American political comedy at its best depends on changes of heart. Galifianakis’s character is designed to show  this, but he has waded too deep in the cesspool to come back clean enough. Meanwhile, some fine actors, such as John Lithgow and Dan Ackroyd prance in to launch obvious pokes at the Koch brothers.

And the female characters are left with little to do but flash their boobs. Ladies! With Nancy and Ann and Michelle/Michele and Sarah?  Get to work here.

Such over-the-top political satire as The Candidate shows that in mass it media doesn’t matter whether a film is well and convincingly made, or a sheerly opportunistic grabber for the moment’s notice. A lot of people will buy a ticket, go to see, and rejoice at buffoonery.

We’ve been reminding one another recently that such cinematic seizures of politics for dissemination are matters of free speech and should therefore be left alone to die out — to be killed off by genuine political discourse.  I wouldn’t go against our important First Amendment safeguards, but as a reviewer, I say “Don’t pay your money for such dreck. Don’t encourage its production by becoming one of the numbers that get counted by the box office mavens to measure movie popularity.  Stay home!”

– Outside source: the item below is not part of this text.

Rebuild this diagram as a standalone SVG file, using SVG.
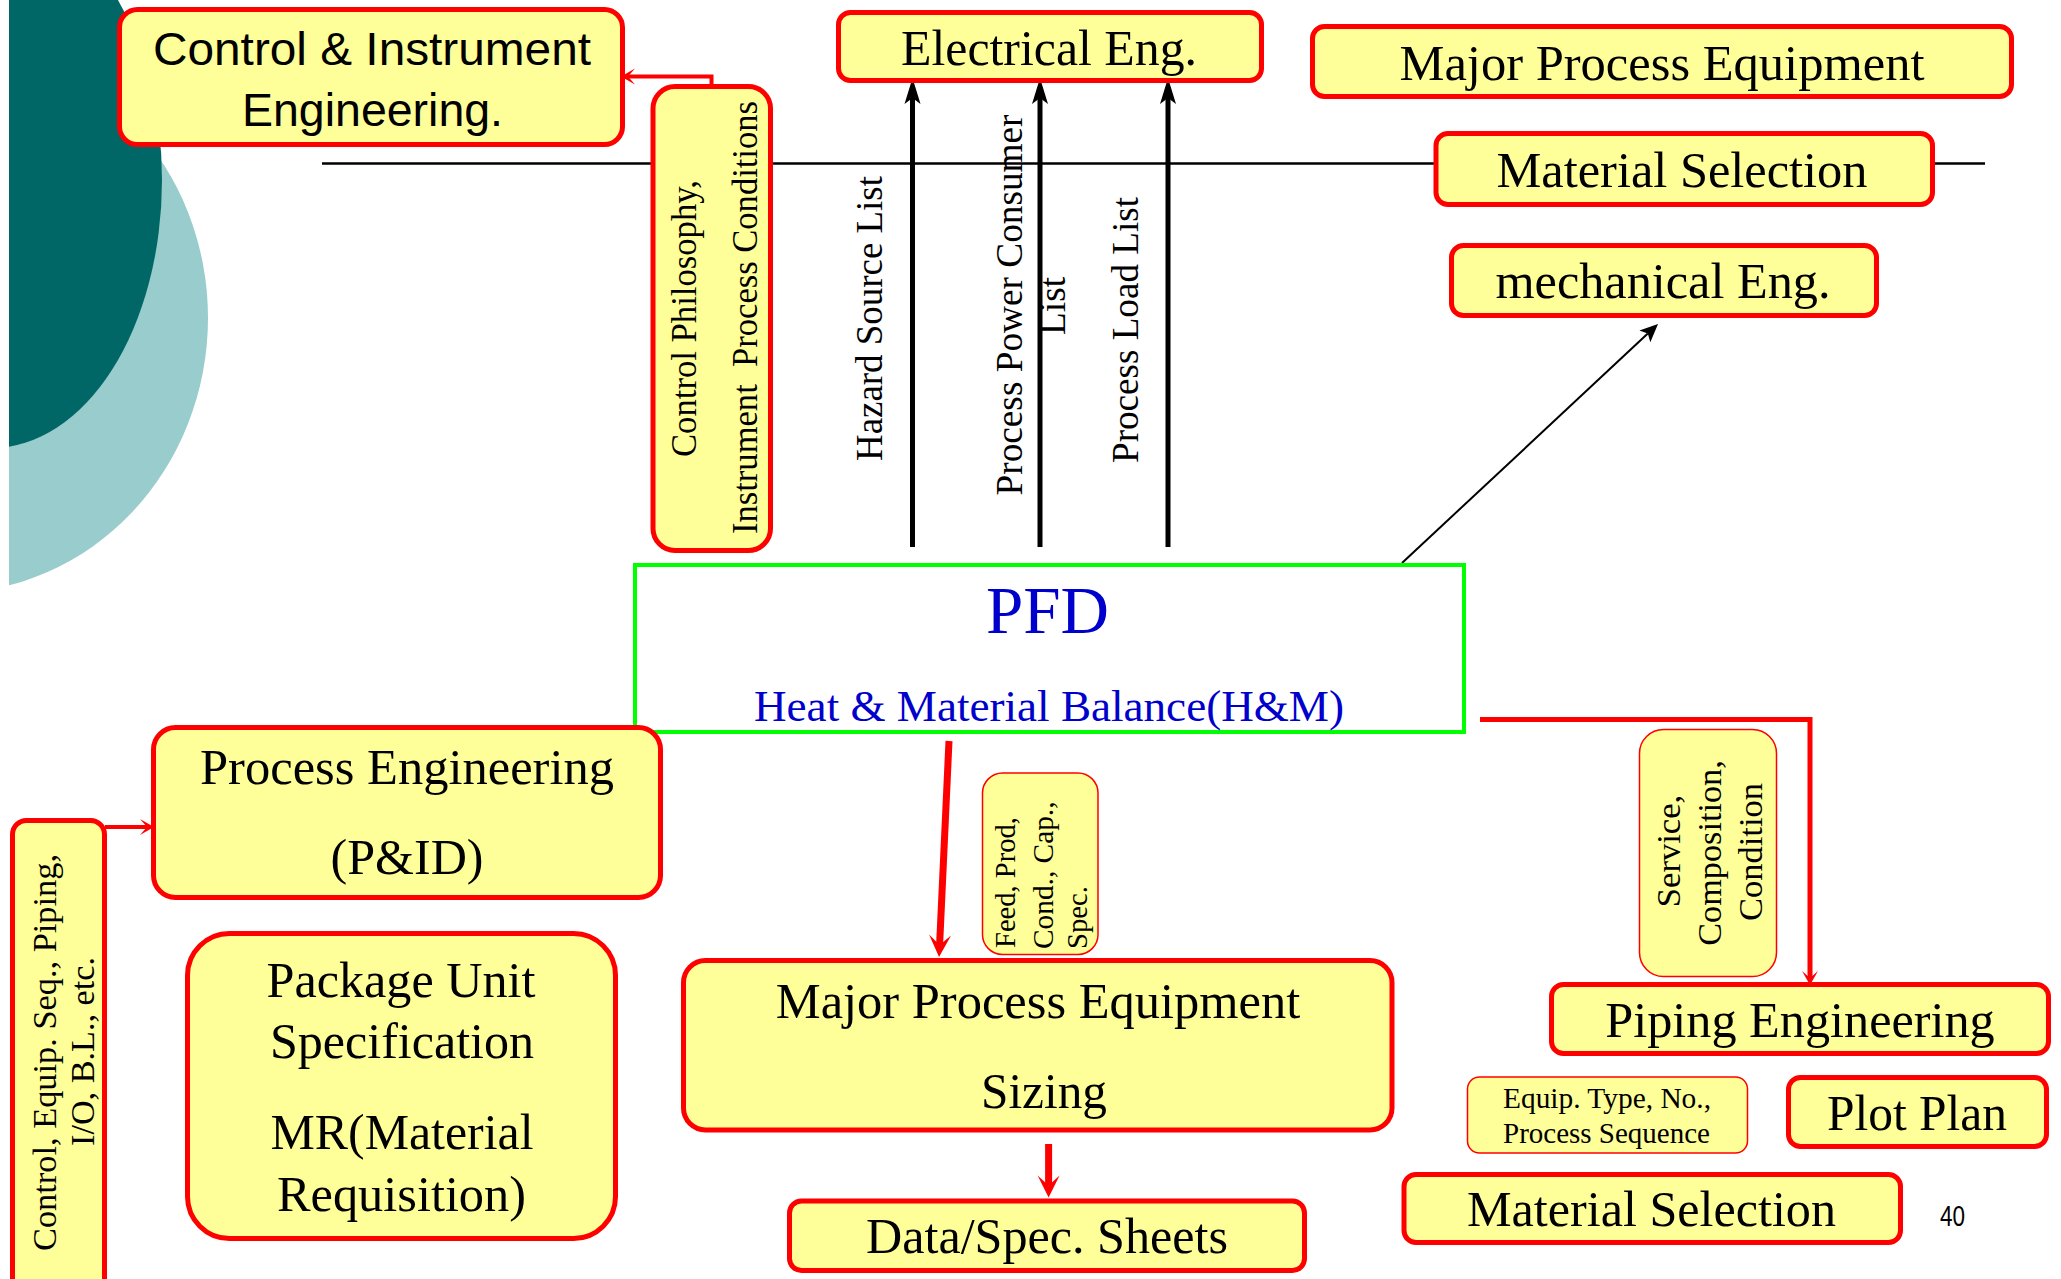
<svg xmlns="http://www.w3.org/2000/svg" width="2061" height="1279" viewBox="0 0 2061 1279">
  <defs>
    <style>
      .box{fill:#FFFF99;stroke:#FF0000;stroke-width:5}
      .note{fill:#FFFF99;stroke:#FF0000;stroke-width:1.5}
      .t{font-family:"Liberation Serif","Times New Roman",serif;fill:#000000}
      .s{font-family:"Liberation Sans",Arial,sans-serif;fill:#000000}
      .c{text-anchor:middle}
      .h{font-size:50px}
      .v37{font-size:37px}
      .v35{font-size:35px}
      .v34{font-size:34px}
      .v29{font-size:29px}
      .blue{fill:#0000CC}
      .lineBlk{stroke:#000000;stroke-width:5;fill:none}
      .lineRed{stroke:#FF0000;fill:none}
    </style>
    <clipPath id="leftEdge">
      <rect x="9" y="0" width="400" height="700"/>
    </clipPath>
    <marker id="ahBlk" markerUnits="userSpaceOnUse" markerWidth="30" markerHeight="20" viewBox="-28 -10 30 20" refX="-20" refY="0" orient="auto" overflow="visible">
      <path d="M0,0 L-26,-8 L-20,0 L-26,8 Z" fill="#000000"/>
    </marker>
    <marker id="ahRedL" markerUnits="userSpaceOnUse" markerWidth="26" markerHeight="26" viewBox="-24 -12 26 24" refX="-12" refY="0" orient="auto" overflow="visible">
      <path d="M0,0 L-22,-11 L-12,0 L-22,11 Z" fill="#FF0000"/>
    </marker>
    <marker id="ahRedS" markerUnits="userSpaceOnUse" markerWidth="18" markerHeight="18" viewBox="-16 -9 18 18" refX="-7" refY="0" orient="auto" overflow="visible">
      <path d="M0,0 L-14,-8 L-7,0 L-14,8 Z" fill="#FF0000"/>
    </marker>
    <marker id="ahTri" markerUnits="userSpaceOnUse" markerWidth="20" markerHeight="18" viewBox="-19 -9 20 18" refX="-14" refY="0" orient="auto" overflow="visible">
      <path d="M0,0 L-18,-8 L-14,0 L-18,8 Z" fill="#000000"/>
    </marker>
  </defs>

  <rect width="2061" height="1279" fill="#FFFFFF"/>

  <!-- decorative background ovals -->
  <g id="background" clip-path="url(#leftEdge)">
    <ellipse cx="-52" cy="318" rx="260" ry="275" fill="#99CCCC"/>
    <ellipse cx="-8" cy="180" rx="170" ry="268" fill="#006666"/>
  </g>

  <!-- divider line -->
  <line id="divider" x1="322" y1="163.5" x2="1985" y2="163.5" stroke="#000000" stroke-width="2.5"/>

  <g id="connectors">
    <!-- PFD outputs to Electrical Eng. -->
    <line class="lineBlk" x1="912.5" y1="547" x2="912.5" y2="98" marker-end="url(#ahBlk)"/>
    <line class="lineBlk" x1="1040" y1="547" x2="1040" y2="98" marker-end="url(#ahBlk)"/>
    <line class="lineBlk" x1="1168" y1="547" x2="1168" y2="98" marker-end="url(#ahBlk)"/>
    <!-- PFD to mechanical Eng. -->
    <line x1="1402" y1="563" x2="1647.8" y2="333.6" stroke="#000000" stroke-width="2" marker-end="url(#ahTri)"/>
    <!-- C&I conditions to C&I Engineering -->
    <path class="lineRed" stroke-width="4" d="M711.5,86 V76.5 H628" marker-end="url(#ahRedS)"/>
    <!-- P&ID inputs -->
    <path class="lineRed" stroke-width="4" d="M105,827 H147" marker-end="url(#ahRedS)"/>
    <!-- PFD to equipment sizing -->
    <line class="lineRed" stroke-width="7" x1="949" y1="741" x2="939.6" y2="945" marker-end="url(#ahRedL)"/>
    <!-- sizing to data sheets -->
    <line class="lineRed" stroke-width="7" x1="1048.6" y1="1144" x2="1048.6" y2="1185.6" marker-end="url(#ahRedL)"/>
    <!-- PFD to piping engineering -->
    <path class="lineRed" stroke-width="5" d="M1480,719.5 H1810 V978" marker-end="url(#ahRedS)"/>
  </g>

  <g id="ci-engineering">
    <rect class="box" x="119.5" y="9.5" width="503" height="135" rx="18"/>
    <text class="s c" font-size="47" x="372" y="65" textLength="438" lengthAdjust="spacingAndGlyphs">Control &amp; Instrument</text>
    <text class="s c" font-size="47" x="372.5" y="126" textLength="261" lengthAdjust="spacingAndGlyphs">Engineering.</text>
  </g>

  <g id="ci-conditions">
    <rect class="box" x="653" y="86.5" width="117.5" height="464" rx="22"/>
    <text class="t c v35" transform="translate(696,318.5) rotate(-90)" textLength="277" lengthAdjust="spacingAndGlyphs">Control Philosophy,</text>
    <text class="t c v35" xml:space="preserve" transform="translate(757,317.5) rotate(-90)" textLength="433" lengthAdjust="spacingAndGlyphs">Instrument  Process Conditions</text>
  </g>

  <g id="electrical-eng">
    <rect class="box" x="838.5" y="12.5" width="423" height="68" rx="12"/>
    <text class="t c h" x="1049" y="65" textLength="296" lengthAdjust="spacingAndGlyphs">Electrical Eng.</text>
  </g>

  <g id="electrical-labels">
    <text class="t c v37" transform="translate(882,318.5) rotate(-90)" textLength="285" lengthAdjust="spacingAndGlyphs">Hazard Source List</text>
    <text class="t c v37" transform="translate(1022,305) rotate(-90)" textLength="381" lengthAdjust="spacingAndGlyphs">Process Power Consumer</text>
    <text class="t c v37" transform="translate(1065,306) rotate(-90)" textLength="58" lengthAdjust="spacingAndGlyphs">List</text>
    <text class="t c v37" transform="translate(1138,330) rotate(-90)" textLength="266" lengthAdjust="spacingAndGlyphs">Process Load List</text>
  </g>

  <g id="major-equipment-top">
    <rect class="box" x="1312.5" y="26.5" width="699" height="70" rx="12"/>
    <text class="t c h" x="1662" y="80" textLength="525" lengthAdjust="spacingAndGlyphs">Major Process Equipment</text>
  </g>

  <g id="material-selection-top">
    <rect class="box" x="1436" y="133.5" width="496.5" height="71" rx="12"/>
    <text class="t c h" x="1682" y="187" textLength="371" lengthAdjust="spacingAndGlyphs">Material Selection</text>
  </g>

  <g id="mechanical-eng">
    <rect class="box" x="1451.5" y="245.5" width="425" height="70" rx="12"/>
    <text class="t c h" x="1663" y="298" textLength="335" lengthAdjust="spacingAndGlyphs">mechanical Eng.</text>
  </g>

  <g id="pfd">
    <rect x="635" y="565" width="829" height="167" fill="#FFFFFF" stroke="#00FF00" stroke-width="4"/>
    <text class="t c blue" font-size="67" x="1047.5" y="633" textLength="123" lengthAdjust="spacingAndGlyphs">PFD</text>
    <text class="t c blue" font-size="44" x="1049" y="721" textLength="590" lengthAdjust="spacingAndGlyphs">Heat &amp; Material Balance(H&amp;M)</text>
  </g>

  <g id="process-engineering">
    <rect class="box" x="153.5" y="727.5" width="507" height="170" rx="22"/>
    <text class="t c h" x="407" y="784" textLength="414" lengthAdjust="spacingAndGlyphs">Process Engineering</text>
    <text class="t c h" x="407" y="874" textLength="153" lengthAdjust="spacingAndGlyphs">(P&amp;ID)</text>
  </g>

  <g id="pid-inputs">
    <rect class="box" x="12.5" y="820.5" width="92" height="480" rx="14"/>
    <text class="t c v34" transform="translate(56,1052.5) rotate(-90)" textLength="397" lengthAdjust="spacingAndGlyphs">Control, Equip. Seq., Piping,</text>
    <text class="t c v34" transform="translate(94,1051.5) rotate(-90)" textLength="189" lengthAdjust="spacingAndGlyphs">I/O, B.L., etc.</text>
  </g>

  <g id="package-unit">
    <rect class="box" x="187.5" y="933.5" width="428" height="305" rx="42"/>
    <text class="t c h" x="401" y="997" textLength="269" lengthAdjust="spacingAndGlyphs">Package Unit</text>
    <text class="t c h" x="402" y="1058" textLength="264" lengthAdjust="spacingAndGlyphs">Specification</text>
    <text class="t c h" x="402" y="1149" textLength="263" lengthAdjust="spacingAndGlyphs">MR(Material</text>
    <text class="t c h" x="401.5" y="1211" textLength="249" lengthAdjust="spacingAndGlyphs">Requisition)</text>
  </g>

  <g id="equipment-sizing">
    <rect class="box" x="683.5" y="960.5" width="708.5" height="169.5" rx="22"/>
    <text class="t c h" x="1038" y="1018" textLength="524.5" lengthAdjust="spacingAndGlyphs">Major Process Equipment</text>
    <text class="t c h" x="1044" y="1108" textLength="126" lengthAdjust="spacingAndGlyphs">Sizing</text>
  </g>

  <g id="sizing-inputs">
    <rect class="note" x="982.5" y="773" width="115.5" height="181.5" rx="20"/>
    <text class="t v29" transform="translate(1015,948) rotate(-90)" textLength="131" lengthAdjust="spacingAndGlyphs">Feed, Prod,</text>
    <text class="t v29" transform="translate(1052.5,949) rotate(-90)" textLength="147.5" lengthAdjust="spacingAndGlyphs">Cond., Cap.,</text>
    <text class="t v29" transform="translate(1087,949) rotate(-90)" textLength="63" lengthAdjust="spacingAndGlyphs">Spec.</text>
  </g>

  <g id="data-sheets">
    <rect class="box" x="789.5" y="1201" width="515" height="69.5" rx="12"/>
    <text class="t c h" x="1047" y="1253" textLength="362" lengthAdjust="spacingAndGlyphs">Data/Spec. Sheets</text>
  </g>

  <g id="piping-inputs">
    <rect class="note" x="1639.5" y="729.5" width="137" height="247" rx="24"/>
    <text class="t c" font-size="34.5" transform="translate(1680,851) rotate(-90)" textLength="112.4" lengthAdjust="spacingAndGlyphs">Service,</text>
    <text class="t c" font-size="34.5" transform="translate(1721,853) rotate(-90)" textLength="185.5" lengthAdjust="spacingAndGlyphs">Composition,</text>
    <text class="t c" font-size="34.5" transform="translate(1762,852) rotate(-90)" textLength="138" lengthAdjust="spacingAndGlyphs">Condition</text>
  </g>

  <g id="piping-engineering">
    <rect class="box" x="1551.5" y="984.5" width="497" height="69" rx="12"/>
    <text class="t c h" x="1800" y="1037" textLength="389.5" lengthAdjust="spacingAndGlyphs">Piping Engineering</text>
  </g>

  <g id="plot-inputs">
    <rect class="note" x="1467.5" y="1077" width="280" height="76" rx="12"/>
    <text class="t c v29" x="1607" y="1108" textLength="208" lengthAdjust="spacingAndGlyphs">Equip. Type, No.,</text>
    <text class="t c v29" x="1606.5" y="1143" textLength="207" lengthAdjust="spacingAndGlyphs">Process Sequence</text>
  </g>

  <g id="plot-plan">
    <rect class="box" x="1788.5" y="1077.5" width="258" height="69" rx="12"/>
    <text class="t c h" x="1917" y="1130" textLength="180" lengthAdjust="spacingAndGlyphs">Plot Plan</text>
  </g>

  <g id="material-selection-bottom">
    <rect class="box" x="1404" y="1174.5" width="496.5" height="68" rx="12"/>
    <text class="t c h" x="1651.5" y="1226" textLength="369" lengthAdjust="spacingAndGlyphs">Material Selection</text>
  </g>

  <text id="page-number" class="s c" font-size="29" x="1952.5" y="1226" textLength="25" lengthAdjust="spacingAndGlyphs">40</text>
</svg>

But if you have to see a really good political satire to shake off the mood of this insane season, check out one of the following from the freebies available on TV or through Netflix: Mr. Smith Goes to Washington (1939), although I like Mr. Deeds Goes to Town (1936) better; The Great Dictator (1940); Born Yesterday (1950); Dr. Strangelove: Or How I Learned to Stop Worrying and Love the Bomb (1964); Being There (1979); and Election (1999).

And then get ready to go out and VOTE!